• Aim of the exercise
All of the data needs to be repeated exactly.

• Collected material

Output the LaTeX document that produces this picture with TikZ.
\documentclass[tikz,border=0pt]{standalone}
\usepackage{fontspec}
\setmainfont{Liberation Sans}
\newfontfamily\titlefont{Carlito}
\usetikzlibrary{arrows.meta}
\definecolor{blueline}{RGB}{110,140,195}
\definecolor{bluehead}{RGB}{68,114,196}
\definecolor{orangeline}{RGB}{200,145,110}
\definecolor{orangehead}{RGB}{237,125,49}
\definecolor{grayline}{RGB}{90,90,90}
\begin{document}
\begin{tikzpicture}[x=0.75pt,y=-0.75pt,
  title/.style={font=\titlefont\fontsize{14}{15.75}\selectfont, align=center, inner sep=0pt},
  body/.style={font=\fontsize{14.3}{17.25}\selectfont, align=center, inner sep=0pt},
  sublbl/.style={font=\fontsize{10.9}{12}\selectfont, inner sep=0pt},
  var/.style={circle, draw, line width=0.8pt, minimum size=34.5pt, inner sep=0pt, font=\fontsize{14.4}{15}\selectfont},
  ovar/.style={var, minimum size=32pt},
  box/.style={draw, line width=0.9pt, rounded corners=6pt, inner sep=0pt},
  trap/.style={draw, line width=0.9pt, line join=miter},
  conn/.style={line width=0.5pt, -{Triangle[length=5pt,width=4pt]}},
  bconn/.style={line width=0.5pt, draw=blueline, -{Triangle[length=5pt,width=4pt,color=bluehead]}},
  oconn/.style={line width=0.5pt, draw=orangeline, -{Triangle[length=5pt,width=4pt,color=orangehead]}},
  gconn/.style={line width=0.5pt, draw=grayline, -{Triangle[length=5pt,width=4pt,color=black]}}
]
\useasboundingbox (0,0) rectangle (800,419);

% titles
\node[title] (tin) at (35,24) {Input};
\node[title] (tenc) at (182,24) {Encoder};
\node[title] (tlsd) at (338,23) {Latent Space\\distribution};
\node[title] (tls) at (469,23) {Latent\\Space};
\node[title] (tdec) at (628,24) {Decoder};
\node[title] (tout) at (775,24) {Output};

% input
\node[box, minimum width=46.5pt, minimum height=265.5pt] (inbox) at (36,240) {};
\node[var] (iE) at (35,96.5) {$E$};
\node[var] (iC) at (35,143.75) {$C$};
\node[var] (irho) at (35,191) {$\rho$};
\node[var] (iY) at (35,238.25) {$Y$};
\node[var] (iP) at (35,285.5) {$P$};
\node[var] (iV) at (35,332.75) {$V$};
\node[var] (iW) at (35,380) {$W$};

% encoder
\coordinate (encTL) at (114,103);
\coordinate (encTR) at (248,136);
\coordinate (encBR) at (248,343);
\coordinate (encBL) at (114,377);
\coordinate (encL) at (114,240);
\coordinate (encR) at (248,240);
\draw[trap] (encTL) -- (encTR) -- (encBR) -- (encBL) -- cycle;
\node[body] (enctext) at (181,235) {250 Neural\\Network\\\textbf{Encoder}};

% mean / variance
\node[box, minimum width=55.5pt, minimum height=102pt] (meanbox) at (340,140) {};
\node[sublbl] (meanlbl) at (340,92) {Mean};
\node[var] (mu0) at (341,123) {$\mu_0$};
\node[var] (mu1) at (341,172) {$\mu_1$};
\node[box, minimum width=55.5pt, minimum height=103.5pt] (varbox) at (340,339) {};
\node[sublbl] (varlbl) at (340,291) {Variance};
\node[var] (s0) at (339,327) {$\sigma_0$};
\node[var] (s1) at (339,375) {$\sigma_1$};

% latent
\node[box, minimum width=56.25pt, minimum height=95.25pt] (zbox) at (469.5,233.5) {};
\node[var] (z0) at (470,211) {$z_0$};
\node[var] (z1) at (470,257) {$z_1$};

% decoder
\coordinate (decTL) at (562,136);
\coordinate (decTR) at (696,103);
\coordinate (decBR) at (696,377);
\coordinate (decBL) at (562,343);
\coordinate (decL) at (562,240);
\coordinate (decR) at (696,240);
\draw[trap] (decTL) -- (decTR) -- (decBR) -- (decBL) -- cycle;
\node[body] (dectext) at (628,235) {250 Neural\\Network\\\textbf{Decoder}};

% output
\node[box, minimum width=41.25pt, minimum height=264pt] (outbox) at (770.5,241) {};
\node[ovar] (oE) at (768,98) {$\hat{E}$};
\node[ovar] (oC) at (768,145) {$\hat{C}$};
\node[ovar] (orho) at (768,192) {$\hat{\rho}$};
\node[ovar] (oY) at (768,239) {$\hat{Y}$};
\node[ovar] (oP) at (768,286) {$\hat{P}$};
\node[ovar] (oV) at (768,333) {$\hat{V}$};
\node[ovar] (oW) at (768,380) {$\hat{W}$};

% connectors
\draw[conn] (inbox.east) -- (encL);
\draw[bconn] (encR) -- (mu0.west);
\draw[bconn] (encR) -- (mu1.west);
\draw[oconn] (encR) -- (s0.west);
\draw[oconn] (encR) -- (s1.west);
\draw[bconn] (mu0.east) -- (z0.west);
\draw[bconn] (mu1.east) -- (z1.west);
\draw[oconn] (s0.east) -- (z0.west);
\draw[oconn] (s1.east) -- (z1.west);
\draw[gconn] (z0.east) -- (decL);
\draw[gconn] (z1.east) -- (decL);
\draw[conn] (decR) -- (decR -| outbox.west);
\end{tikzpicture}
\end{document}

• Solution to this problem
Output the LaTeX document that produces this picture with TikZ.
\documentclass[tikz,border=0pt]{standalone}
\usepackage{fontspec}
\setmainfont{Liberation Sans}
\newfontfamily\titlefont{Carlito}
\usetikzlibrary{arrows.meta}
\definecolor{blueline}{RGB}{110,140,195}
\definecolor{bluehead}{RGB}{68,114,196}
\definecolor{orangeline}{RGB}{200,145,110}
\definecolor{orangehead}{RGB}{237,125,49}
\definecolor{grayline}{RGB}{90,90,90}
\begin{document}
\begin{tikzpicture}[x=0.75pt,y=-0.75pt,
  title/.style={font=\titlefont\fontsize{14}{15.75}\selectfont, align=center, inner sep=0pt},
  body/.style={font=\fontsize{14.3}{17.25}\selectfont, align=center, inner sep=0pt},
  sublbl/.style={font=\fontsize{10.9}{12}\selectfont, inner sep=0pt},
  var/.style={circle, draw, line width=0.8pt, minimum size=34.5pt, inner sep=0pt, font=\fontsize{14.4}{15}\selectfont},
  ovar/.style={var, minimum size=32pt},
  box/.style={draw, line width=0.9pt, rounded corners=6pt, inner sep=0pt},
  trap/.style={draw, line width=0.9pt, line join=miter},
  conn/.style={line width=0.5pt, -{Triangle[length=5pt,width=4pt]}},
  bconn/.style={line width=0.5pt, draw=blueline, -{Triangle[length=5pt,width=4pt,color=bluehead]}},
  oconn/.style={line width=0.5pt, draw=orangeline, -{Triangle[length=5pt,width=4pt,color=orangehead]}},
  gconn/.style={line width=0.5pt, draw=grayline, -{Triangle[length=5pt,width=4pt,color=black]}}
]
\useasboundingbox (0,0) rectangle (800,419);

% titles
\node[title] (tin) at (35,24) {Input};
\node[title] (tenc) at (182,24) {Encoder};
\node[title] (tlsd) at (338,23) {Latent Space\\distribution};
\node[title] (tls) at (469,23) {Latent\\Space};
\node[title] (tdec) at (628,24) {Decoder};
\node[title] (tout) at (775,24) {Output};

% input
\node[box, minimum width=46.5pt, minimum height=265.5pt] (inbox) at (36,240) {};
\node[var] (iE) at (35,96.5) {$E$};
\node[var] (iC) at (35,143.75) {$C$};
\node[var] (irho) at (35,191) {$\rho$};
\node[var] (iY) at (35,238.25) {$Y$};
\node[var] (iP) at (35,285.5) {$P$};
\node[var] (iV) at (35,332.75) {$V$};
\node[var] (iW) at (35,380) {$W$};

% encoder
\coordinate (encTL) at (114,103);
\coordinate (encTR) at (248,136);
\coordinate (encBR) at (248,343);
\coordinate (encBL) at (114,377);
\coordinate (encL) at (114,240);
\coordinate (encR) at (248,240);
\draw[trap] (encTL) -- (encTR) -- (encBR) -- (encBL) -- cycle;
\node[body] (enctext) at (181,235) {250 Neural\\Network\\\textbf{Encoder}};

% mean / variance
\node[box, minimum width=55.5pt, minimum height=102pt] (meanbox) at (340,140) {};
\node[sublbl] (meanlbl) at (340,92) {Mean};
\node[var] (mu0) at (341,123) {$\mu_0$};
\node[var] (mu1) at (341,172) {$\mu_1$};
\node[box, minimum width=55.5pt, minimum height=103.5pt] (varbox) at (340,339) {};
\node[sublbl] (varlbl) at (340,291) {Variance};
\node[var] (s0) at (339,327) {$\sigma_0$};
\node[var] (s1) at (339,375) {$\sigma_1$};

% latent
\node[box, minimum width=56.25pt, minimum height=95.25pt] (zbox) at (469.5,233.5) {};
\node[var] (z0) at (470,211) {$z_0$};
\node[var] (z1) at (470,257) {$z_1$};

% decoder
\coordinate (decTL) at (562,136);
\coordinate (decTR) at (696,103);
\coordinate (decBR) at (696,377);
\coordinate (decBL) at (562,343);
\coordinate (decL) at (562,240);
\coordinate (decR) at (696,240);
\draw[trap] (decTL) -- (decTR) -- (decBR) -- (decBL) -- cycle;
\node[body] (dectext) at (628,235) {250 Neural\\Network\\\textbf{Decoder}};

% output
\node[box, minimum width=41.25pt, minimum height=264pt] (outbox) at (770.5,241) {};
\node[ovar] (oE) at (768,98) {$\hat{E}$};
\node[ovar] (oC) at (768,145) {$\hat{C}$};
\node[ovar] (orho) at (768,192) {$\hat{\rho}$};
\node[ovar] (oY) at (768,239) {$\hat{Y}$};
\node[ovar] (oP) at (768,286) {$\hat{P}$};
\node[ovar] (oV) at (768,333) {$\hat{V}$};
\node[ovar] (oW) at (768,380) {$\hat{W}$};

% connectors
\draw[conn] (inbox.east) -- (encL);
\draw[bconn] (encR) -- (mu0.west);
\draw[bconn] (encR) -- (mu1.west);
\draw[oconn] (encR) -- (s0.west);
\draw[oconn] (encR) -- (s1.west);
\draw[bconn] (mu0.east) -- (z0.west);
\draw[bconn] (mu1.east) -- (z1.west);
\draw[oconn] (s0.east) -- (z0.west);
\draw[oconn] (s1.east) -- (z1.west);
\draw[gconn] (z0.east) -- (decL);
\draw[gconn] (z1.east) -- (decL);
\draw[conn] (decR) -- (decR -| outbox.west);
\end{tikzpicture}
\end{document}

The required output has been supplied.